In Spring 2018, the Interfraternity Council (IFC) at Longwood University and the chapter presidents of the member fraternities voted to open for expansion.
This means a new fraternity could potentially be joining IFC and the fraternity and sorority life community at Longwood University within the next year.
After IFC voted to open for expansion, letters of intent were submitted to Longwood’s IFC from Alpha Chi Rho (AXP), Beta Theta Pi (Beta) and Tau Kappa Epsilon (TKE) to demonstrate their interest in colonizing a chapter at Longwood. Both AXP and TKE would be re-chartered chapters because they were previously established on campus. Longwood hosted each of the three inter/national fraternities for expansion presentation days during the last few weeks of October.
“This opportunity does not mean that we will have a new fraternity next semester,” said Colin Dominick, Vice President of Recruitment for IFC and member of Phi Kappa Tau, “but the vote in the spring gave (the fraternities) the opportunity to come to campus to present and advocate for why they would be a beneficial addition to the Greek community here at Longwood.”
At the conclusion of all three organizations presenting, each member fraternity with their chapter president as the voting delegate, as well as the IFC executive board, met on Thursday, Oct. 25th, to discuss at length the pros and cons they feel about each organization.
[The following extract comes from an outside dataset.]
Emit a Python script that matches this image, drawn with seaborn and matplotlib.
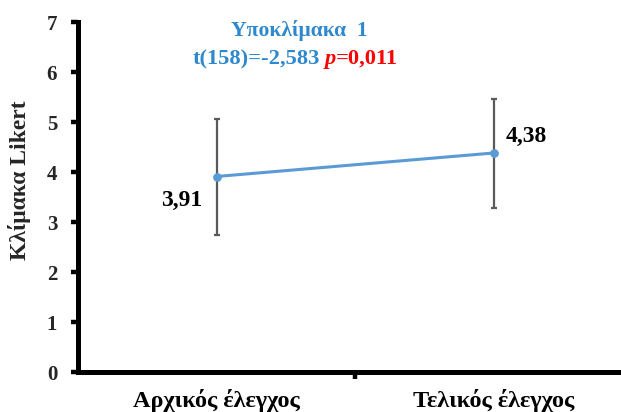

Following discussion, each member fraternity cast their votes on Thursday Nov. 1stto determine which organization they feel is best to become an addition to Longwood’s fraternity and sorority community. Following the voting phase, the decision from the member fraternities in addition to their feelings, discussions, and notes were presented to the upper administration at Longwood who then sent decision emails to the three inter/national fraternities.
Zachary York, IFC President and member of Theta Chi fraternity, played an active role in the planning and execution of the expansion visits as he represents the fraternity community within his position as President.
“I think there’s some excitement, but also some worry (within the Greek community),” York said, “As a whole, the Greek community at Longwood is kind of stagnant and numbers are kind of low, and people have a misconception that if we bring another fraternity on campus it means taking away members from them,” York said.
However, York has worked with each of the member fraternities to reassure them of this opportunity and to advocate for the interest of each fraternity.
“These new fraternities are offering the chance to be founding fathers, which is a way different experience then joining the fraternities that are already here,” York said. “They’ll literally be the first guys in that chapter. They’ll be the first president and they’ll be the guys ten years from now that their fraternity will call founding fathers. It’s a much different experience than what the other organizations offer.”
According to Dominick and York, this will offer a distinct leadership opportunity and will entice students who may not have previously considered joining a fraternity.
Historically, expansion brings a new sense of excitement and revitalization to the community and is most likely to raise the membership numbers of each member fraternity.
York said, “I want people to know that during my tenure as president that I tried to bring positivity to our Greek community and I think offering a new fraternity brings a new experience and offers a new opportunity.”
“Longwood’s fraternity community is very special,” York said, “And any extra addition that fits in and would offer a new opportunity to Longwood students would benefit us greatly.”
In the coming weeks, follow up will take place to confirm the decision and invitation for one fraternity to join the Longwood fraternity community and then an official announcement will be released.